Kimberly D. McKee, PhD is an Associate Professor in the Integrative, Religious, and Intercultural Studies Department at Grand Valley State University in Grand Rapids, MI. Her monograph, Disrupting Kinship: Transnational Politics of Korean Adoption in the United States (University of Illinois Press, 2019), examines the iinstitutional practice of international adoption and traces the origins of what she terms the transnational adoption industrial complex. Her second project explores how racialized and sexualized depictions of Asian/Asian American women circulate within the U.S. as a result of American militarism abroad and its impact on the female adoptee body. She also is the co-editor of Degrees of Difference: Reflections of Women of Color on Graduate School (University of Illinois Press, 2020).
McKee received her PhD from the Department of Women’s, Gender, and Sexuality Studies at The Ohio State University. While at Ohio State, she also worked closely with the Asian American Studies program. During the 2013-2014 academic year, McKee served as the Consortium for Faculty Diversity Postdoctoral Fellow at Grinnell College.

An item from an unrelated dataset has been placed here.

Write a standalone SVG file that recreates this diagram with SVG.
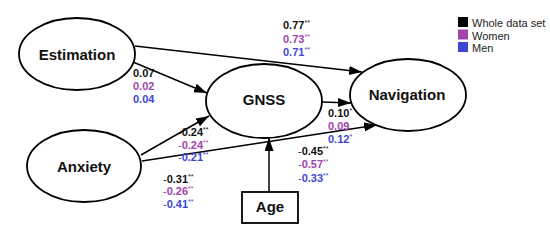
<svg xmlns="http://www.w3.org/2000/svg" width="550" height="245" viewBox="0 0 550 245">
<defs>
<marker id="ah" markerUnits="userSpaceOnUse" markerWidth="14" markerHeight="10" refX="13" refY="4.5" orient="auto">
<path d="M0,0 L13,4.5 L0,9 z" fill="#000"/>
</marker>
<style>
.node{fill:#fff;stroke:#000;stroke-width:1.8}
.nl{font-family:"Liberation Sans",Arial,sans-serif;font-weight:bold;font-size:15px;fill:#111;text-anchor:middle}
.edge{stroke:#000;stroke-width:1.5;fill:none;marker-end:url(#ah)}
.lab{font-family:"Liberation Sans",Arial,sans-serif;font-weight:bold;font-size:11px}
.k{fill:#111}
.p{fill:#a043ab}
.b{fill:#3d47d2}
.st{font-size:7px;font-weight:normal}
.mn{font-weight:normal}
.leg{font-family:"Liberation Sans",Arial,sans-serif;font-size:11px;fill:#222}
</style>
</defs>
<rect width="550" height="245" fill="#fff"/>
<g id="connectors">
<line class="edge" x1="135" y1="46" x2="362" y2="72"/>
<line class="edge" x1="133" y1="62" x2="207" y2="93"/>
<line class="edge" x1="141" y1="155" x2="209" y2="116"/>
<line class="edge" x1="142" y1="161" x2="377" y2="125"/>
<line class="edge" x1="322" y1="102" x2="351" y2="103"/>
<line class="edge" x1="269" y1="192" x2="269" y2="138"/>
</g>
<g id="estimation">
<ellipse class="node" cx="77" cy="54" rx="58" ry="36"/>
<text class="nl" x="77" y="60">Estimation</text>
</g>
<g id="gnss">
<ellipse class="node" cx="264" cy="101" rx="58" ry="37"/>
<text class="nl" x="264" y="105">GNSS</text>
</g>
<g id="navigation">
<ellipse class="node" cx="408" cy="95" rx="58" ry="36"/>
<text class="nl" x="407" y="100">Navigation</text>
</g>
<g id="anxiety">
<ellipse class="node" cx="84" cy="166" rx="57" ry="36"/>
<text class="nl" x="84" y="172">Anxiety</text>
</g>
<g id="age">
<rect class="node" x="242" y="192" width="56" height="31"/>
<text class="nl" x="270" y="212">Age</text>
</g>
<g id="labels" class="lab">
<text class="k" x="283" y="29">0.77<tspan class="st" dy="-4">**</tspan></text>
<text class="p" x="283" y="43">0.73<tspan class="st" dy="-4">**</tspan></text>
<text class="b" x="283" y="56">0.71<tspan class="st" dy="-4">**</tspan></text>
<text class="k" x="133" y="77">0.07</text>
<text class="p" x="133" y="90">0.02</text>
<text class="b" x="133" y="103">0.04</text>
<text class="k" x="178" y="136"><tspan class="mn">-</tspan>0.24<tspan class="st" dy="-4">**</tspan></text>
<text class="p" x="178" y="148.5"><tspan class="mn">-</tspan>0.24<tspan class="st" dy="-4">**</tspan></text>
<text class="b" x="178" y="161"><tspan class="mn">-</tspan>0.21<tspan class="st" dy="-4">**</tspan></text>
<text class="k" x="163" y="183"><tspan class="mn">-</tspan>0.31<tspan class="st" dy="-4">**</tspan></text>
<text class="p" x="163" y="195"><tspan class="mn">-</tspan>0.26<tspan class="st" dy="-4">**</tspan></text>
<text class="b" x="163" y="207.5"><tspan class="mn">-</tspan>0.41<tspan class="st" dy="-4">**</tspan></text>
<text class="k" x="328" y="117">0.10<tspan class="st" dy="-4">*</tspan></text>
<text class="p" x="328" y="130">0.09</text>
<text class="b" x="328" y="143">0.12<tspan class="st" dy="-4">*</tspan></text>
<text class="k" x="298" y="155"><tspan class="mn">-</tspan>0.45<tspan class="st" dy="-4">**</tspan></text>
<text class="p" x="298" y="168"><tspan class="mn">-</tspan>0.57<tspan class="st" dy="-4">**</tspan></text>
<text class="b" x="298" y="182"><tspan class="mn">-</tspan>0.33<tspan class="st" dy="-4">**</tspan></text>
</g>
<g id="legend">
<rect x="458" y="17" width="10" height="10" fill="#000"/>
<rect x="458" y="29.5" width="10" height="10" fill="#a043ab"/>
<rect x="458" y="42" width="10" height="10" fill="#3d47d2"/>
<text class="leg" x="472" y="27">Whole data set</text>
<text class="leg" x="472" y="39.5">Women</text>
<text class="leg" x="472" y="52">Men</text>
</g>
</svg>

Her interest in Korean adoption and representations of Asian Americans in popular culture stems from her lived experience as a Korean American adoptee. During high school her essay, “The Other Sister” was published in the anthology, YELL-Oh! Girls: Emerging Voices Explore Culture, Identity, and Growing up Asian American. While an undergraduate McKee became a founding member of the Asian-interest sorority, Sigma Psi Zeta, Inc. at The George Washington University.